- [Stated exercise]: Without the pictures, extract every line from the start of the material to the line containing "import pandas as pd", both ends included.
— Start of Record excerpts —
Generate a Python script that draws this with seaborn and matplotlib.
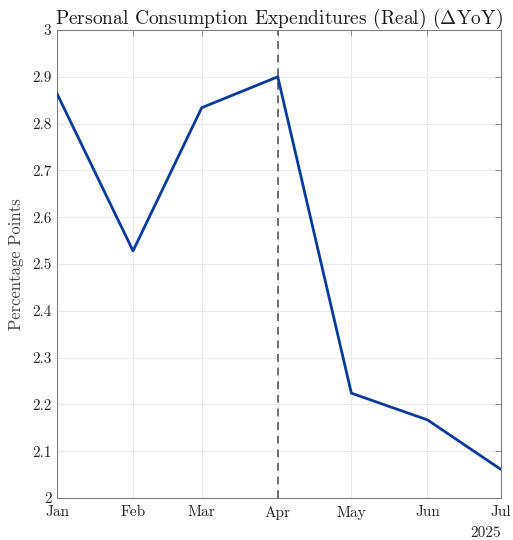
import matplotlib
matplotlib.use("Agg")
import matplotlib.pyplot as plt
import seaborn as sns
import pandas as pd

months = ["2025-01-01", "2025-02-01", "2025-03-01", "2025-04-01",
          "2025-05-01", "2025-06-01", "2025-07-01"]
month_labels = ["Jan", "Feb", "Mar", "Apr", "May", "Jun", "Jul"]
values = [2.864, 2.528, 2.834, 2.900, 2.224, 2.167, 2.061]
y_ticks = [2.0, 2.1, 2.2, 2.3, 2.4, 2.5, 2.6, 2.7, 2.8, 2.9, 3.0]
y_tick_labels = ["2", "2.1", "2.2", "2.3", "2.4", "2.5", "2.6", "2.7", "2.8", "2.9", "3"]
marker_date = "2025-04-01"
title = r"Personal Consumption Expenditures (Real) ($\Delta$YoY)"
ylabel = "Percentage Points"
year_label = "2025"

sns.set_theme(style="white")
plt.rcParams["font.family"] = ["cmr10", "DejaVu Serif"]
plt.rcParams["mathtext.fontset"] = "cm"
plt.rcParams["axes.formatter.use_mathtext"] = True

df = pd.DataFrame({"date": pd.to_datetime(months), "value": values})

fig = plt.figure(figsize=(5.13, 5.40), dpi=100)
ax = fig.add_axes([57/513, 1-498/540, (501-57)/513, (498-30)/540])

ax.grid(True, color="#ebebeb", linewidth=0.8)
ax.set_axisbelow(True)
sns.lineplot(data=df, x="date", y="value", ax=ax, color="#0b3a9e", linewidth=2.0, zorder=3)
ax.axvline(pd.Timestamp(marker_date), color="#6e6e6e", linestyle=(0, (4, 3)), linewidth=1.4, zorder=2)

ax.set_xlim(pd.Timestamp(months[0]), pd.Timestamp(months[-1]))
ax.set_ylim(2, 3)
ax.set_xticks(pd.to_datetime(months))
ax.set_xticklabels(month_labels)
ax.set_yticks(y_ticks)
ax.set_yticklabels(y_tick_labels)
ax.tick_params(axis="both", direction="in", length=4, width=0.6, color="#808080",
               labelsize=11, labelcolor="#262626", top=True, right=True)
ax.tick_params(axis="y", pad=4)
ax.tick_params(axis="x", pad=5.5)
for s in ax.spines.values():
    s.set_color("#808080")
    s.set_linewidth(0.8)
ax.set_xlabel("")
ax.set_ylabel(ylabel, fontsize=12, color="#404040", labelpad=6)
ax.set_title(title, fontsize=14, color="#1a1a1a", pad=4.5)
ax.text(1.0, -0.076, year_label, transform=ax.transAxes, ha="right", va="center",
        fontsize=11, color="#262626")

fig.savefig("out.png", dpi=100)
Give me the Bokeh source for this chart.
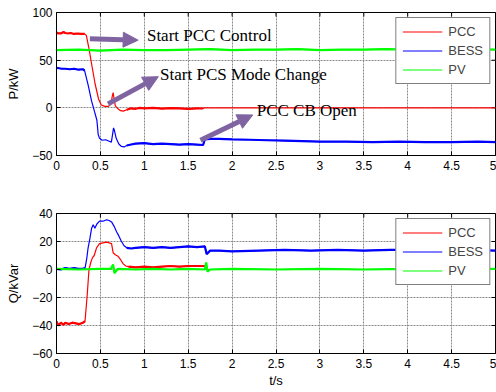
import numpy as np
from bokeh.plotting import figure
from bokeh.layouts import column
from bokeh.models import (Range1d, FixedTicker, NumeralTickFormatter, Legend, LegendItem,
                          Arrow, NormalHead, Label)
from bokeh.embed import file_html
from bokeh.resources import INLINE

# ---------------- data ----------------
x_ticks = [0, 0.5, 1, 1.5, 2, 2.5, 3, 3.5, 4, 4.5, 5]
p_ticks = [-50, 0, 50, 100]
q_ticks = [-60, -40, -20, 0, 20, 40]
series_names = ["PCC", "BESS", "PV"]

# Active power P (kW)
t_p_pcc = [0, 0.02, 0.05, 0.08, 0.1, 0.13, 0.16, 0.2, 0.24, 0.28, 0.32, 0.34, 0.37, 0.40,
           0.44, 0.48, 0.51, 0.55, 0.59, 0.62, 0.635, 0.645, 0.655, 0.67, 0.7, 0.73, 0.76,
           0.8, 0.85, 0.9, 0.95, 1.0, 1.1, 1.2, 1.3, 1.4, 1.5, 1.6, 1.67, 1.68, 2.5, 3.5, 5.0]
p_pcc = [79, 78, 78, 79.5, 78.5, 78, 78.5, 77.5, 78, 77.5, 77.5, 76, 62, 46,
         25, 9, 3, 1.5, 1.5, 4, 12, 16, 10, 2, -1, -3, -3.5,
         -2, -0.5, -1, 0, -0.5, 0, -0.8, -0.3, -0.5, -1, -0.5, -0.7, 0, 0, 0, 0]

t_p_bess = [0, 0.03, 0.06, 0.1, 0.15, 0.2, 0.25, 0.3, 0.32, 0.36, 0.40, 0.43, 0.46, 0.475,
            0.49, 0.52, 0.56, 0.6, 0.625, 0.64, 0.65, 0.66, 0.68, 0.71, 0.74, 0.77, 0.8,
            0.85, 0.9, 1.0, 1.1, 1.2, 1.3, 1.4, 1.5, 1.6, 1.67, 1.69, 1.75, 1.85, 2.0,
            2.2, 2.4, 2.6, 2.8, 3.0, 3.3, 3.6, 3.9, 4.2, 4.5, 4.8, 5.0]
p_bess = [42, 41.5, 41, 41, 40.5, 41, 40, 40.5, 39, 24, 7, -3, -13, -28,
          -32, -34, -33.5, -35, -36, -27, -21, -24, -32, -38, -40.5, -41, -39.5,
          -38.5, -37.5, -37, -38, -37.5, -38, -38.5, -38, -38.5, -39, -33, -32.5, -32.5, -33,
          -33.5, -34, -34.5, -35, -35.5, -35.5, -36, -35.5, -36, -36, -35.5, -36]

t_p_pv = [0, 0.25, 0.5, 0.75, 1.0, 1.25, 1.5, 1.75, 2.0, 2.25, 2.5, 2.75, 3.0, 3.25,
          3.5, 3.75, 4.0, 4.25, 4.5, 4.75, 5.0]
p_pv = [60.5, 61, 60, 61, 60.5, 60.5, 61, 61.5, 60.5, 61, 61, 61.5, 60.5, 61,
        61, 61.5, 61, 60.5, 61, 61.5, 61]

# Reactive power Q (kVar)
t_q_pcc = [0, 0.02, 0.05, 0.08, 0.1, 0.14, 0.18, 0.22, 0.26, 0.3, 0.325, 0.35, 0.37, 0.39,
           0.41, 0.43, 0.456, 0.49, 0.53, 0.57, 0.6, 0.627, 0.645, 0.67, 0.7, 0.73, 0.76,
           0.79, 0.82, 0.9, 1.0, 1.1, 1.2, 1.3, 1.4, 1.5, 1.6, 1.69, 1.7, 5.0]
q_pcc = [-37, -40, -38, -39.5, -38, -39, -38, -38.5, -39, -38, -37, -18, 0, 5,
         8.5, 10, 15.5, 18.5, 19, 19.5, 19, 18.5, 12, 10.5, 9.5, 7, 4,
         2.5, 2, 1.5, 2, 1.5, 2, 2.5, 2, 2.5, 2.5, 2.5, 0, 0]

t_q_bess = [0, 0.05, 0.1, 0.15, 0.2, 0.25, 0.3, 0.325, 0.345, 0.36, 0.38, 0.4, 0.418, 0.437,
            0.46, 0.49, 0.53, 0.57, 0.6, 0.627, 0.655, 0.684, 0.71, 0.74, 0.77, 0.8, 0.85,
            0.9, 1.0, 1.1, 1.2, 1.3, 1.4, 1.5, 1.6, 1.69, 1.71, 1.75, 1.85, 2.0, 2.3, 2.6,
            2.9, 3.2, 3.5, 3.8, 4.1, 4.4, 4.7, 5.0]
q_bess = [0.5, 0, 1, 0.5, 1, 0.5, 0.5, 1, 8, 15.5, 22, 29.5, 32, 29.5,
          32.5, 34.5, 34.5, 35.5, 35, 34, 31, 27, 24, 20, 17, 15.5, 15,
          15.5, 16, 15.5, 16, 15.5, 16, 16.5, 16, 16.5, 11, 13.5, 13.5, 13, 13.5, 14,
          13.5, 14, 13.5, 14, 14, 13.5, 14, 13.5]

t_q_pv = [0, 0.25, 0.5, 0.62, 0.645, 0.66, 0.7, 0.9, 1.1, 1.3, 1.5, 1.69, 1.705, 1.72,
          1.75, 2.0, 2.5, 3.0, 3.5, 4.0, 4.5, 5.0]
q_pv = [0.5, 0, 0.5, 0.5, 3.5, -2.5, 0.5, 0, 0.5, 0, 0.5, 0, 5, -1.5,
        0, 0.5, 0, 0.5, 0, 0.5, 0, 0.5]

# annotations
annotations = [
    ("Start PCC Control", (0.38, 72.5), (0.93, 71.0), (1.03, 75.5)),
    ("Start PCS Mode Change", (0.587, 4.2), (1.16, 32.7), (1.18, 35.3)),
    ("PCC CB Open", (1.64, -34.1), (2.235, -7.5), (2.28, -2.8)),
]

# ---------------- styling ----------------
RED, BLUE, GREEN = "#ff0000", "#0000ff", "#00ff00"
PURPLE = "#8064a2"
SANS = "Liberation Sans"
SERIF = "Liberation Serif"


def box_ticks(p, yticks, yr):
    # MATLAB-style tick marks on the top and right edges (clipped to the frame)
    p.rect(x=x_ticks, y=[yr[1]] * len(x_ticks), width=1, height=8,
           width_units="screen", height_units="screen",
           fill_color="black", line_color=None)
    p.rect(x=[5] * len(yticks), y=yticks, width=8, height=1,
           width_units="screen", height_units="screen",
           fill_color="black", line_color=None)


def make_fig(height, yr, yticks, ylabel, border_top, border_bottom, xlabel=None):
    p = figure(width=496, height=height, output_backend="svg", toolbar_location=None,
               x_range=Range1d(0, 5), y_range=Range1d(*yr),
               min_border_left=56, min_border_right=1,
               min_border_top=border_top, min_border_bottom=border_bottom)
    p.background_fill_color = "white"
    p.border_fill_color = "white"
    p.outline_line_color = "black"
    p.outline_line_width = 1
    p.xaxis.ticker = FixedTicker(ticks=x_ticks)
    p.xaxis.formatter = NumeralTickFormatter(format="0.[0]")
    p.yaxis.ticker = FixedTicker(ticks=yticks)
    for ax in (p.xaxis, p.yaxis):
        ax.major_tick_in = 4
        ax.major_tick_out = 0
        ax.minor_tick_line_color = None
        ax.axis_line_color = "black"
        ax.major_tick_line_color = "black"
        ax.major_label_text_font = SANS
        ax.major_label_text_font_size = "12px"
        ax.major_label_text_color = "black"
        ax.axis_label_text_font = SANS
        ax.axis_label_text_font_size = "13px"
        ax.axis_label_text_font_style = "normal"
        ax.axis_label_text_color = "black"
    p.xaxis.major_label_standoff = 5
    p.yaxis.major_label_standoff = 4
    p.yaxis.axis_label = ylabel
    p.yaxis.axis_label_standoff = 8
    if xlabel:
        p.xaxis.axis_label = xlabel
        p.xaxis.axis_label_standoff = 2
    p.grid.grid_line_color = "#8a8a8a"
    p.grid.grid_line_dash = "2 1"
    p.grid.grid_line_width = 1
    p.xgrid.ticker = FixedTicker(ticks=x_ticks)
    p.ygrid.ticker = FixedTicker(ticks=yticks)
    box_ticks(p, yticks, yr)
    return p


def draw(p, t, y, color, windows, thin=1.2, thick=2.2):
    t = np.asarray(t, dtype=float)
    y = np.asarray(y, dtype=float)
    r = p.line(t, y, line_color=color, line_width=thin)
    for a, b in windows:
        m = (t >= a) & (t <= b)
        p.line(t[m], y[m], line_color=color, line_width=thick)
    return r


def add_legend(p, renderers):
    items = [LegendItem(label=n, renderers=[r]) for n, r in zip(series_names, renderers)]
    lg = Legend(items=items, location="top_right", margin=5, padding=6, spacing=4,
                glyph_width=40, glyph_height=15, label_height=15, label_standoff=6,
                label_text_font=SANS, label_text_font_size="13px",
                border_line_color="black", border_line_width=1,
                background_fill_color="white", background_fill_alpha=1.0)
    p.add_layout(lg)


# ---------------- top: P ----------------
p1 = make_fig(198, (-50, 100), p_ticks, "P/kW", 12, 43)
r1 = draw(p1, t_p_pcc, p_pcc, RED, [(0, 0.32), (0.8, 1.67)])
r2 = draw(p1, t_p_bess, p_bess, BLUE, [(0, 0.32), (0.78, 5)])
r3 = draw(p1, t_p_pv, p_pv, GREEN, [(0, 5)])
add_legend(p1, [r1, r2, r3])

for text, (xs, ys), (xe, ye), (xt, yt) in annotations:
    p1.add_layout(Arrow(x_start=xs, y_start=ys, x_end=xe, y_end=ye, line_color=PURPLE,
                        line_width=5,
                        end=NormalHead(size=15, fill_color=PURPLE, line_color=PURPLE,
                                       line_width=1)))
    p1.add_layout(Label(x=xt, y=yt, text=text, text_font=SERIF, text_font_size="17px",
                        text_baseline="middle", text_align="left", text_color="black"))

# ---------------- bottom: Q ----------------
p2 = make_fig(192, (-60, 40), q_ticks, "Q/kVar", 15, 36, xlabel="t/s")
s1 = draw(p2, t_q_pcc, q_pcc, RED, [(0, 0.33), (0.82, 1.69)])
s2 = draw(p2, t_q_bess, q_bess, BLUE, [(0, 0.325), (0.8, 5)])
s3 = draw(p2, t_q_pv, q_pv, GREEN, [(0, 5)])
add_legend(p2, [s1, s2, s3])

layout = column(p1, p2, spacing=0)
open("out.html", "w").write(file_html(layout, INLINE))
— End of Record excerpts —
- [Task response]:
Generate a Python script that draws this with seaborn and matplotlib.
import matplotlib
matplotlib.use("Agg")
import matplotlib.pyplot as plt
import seaborn as sns
import pandas as pd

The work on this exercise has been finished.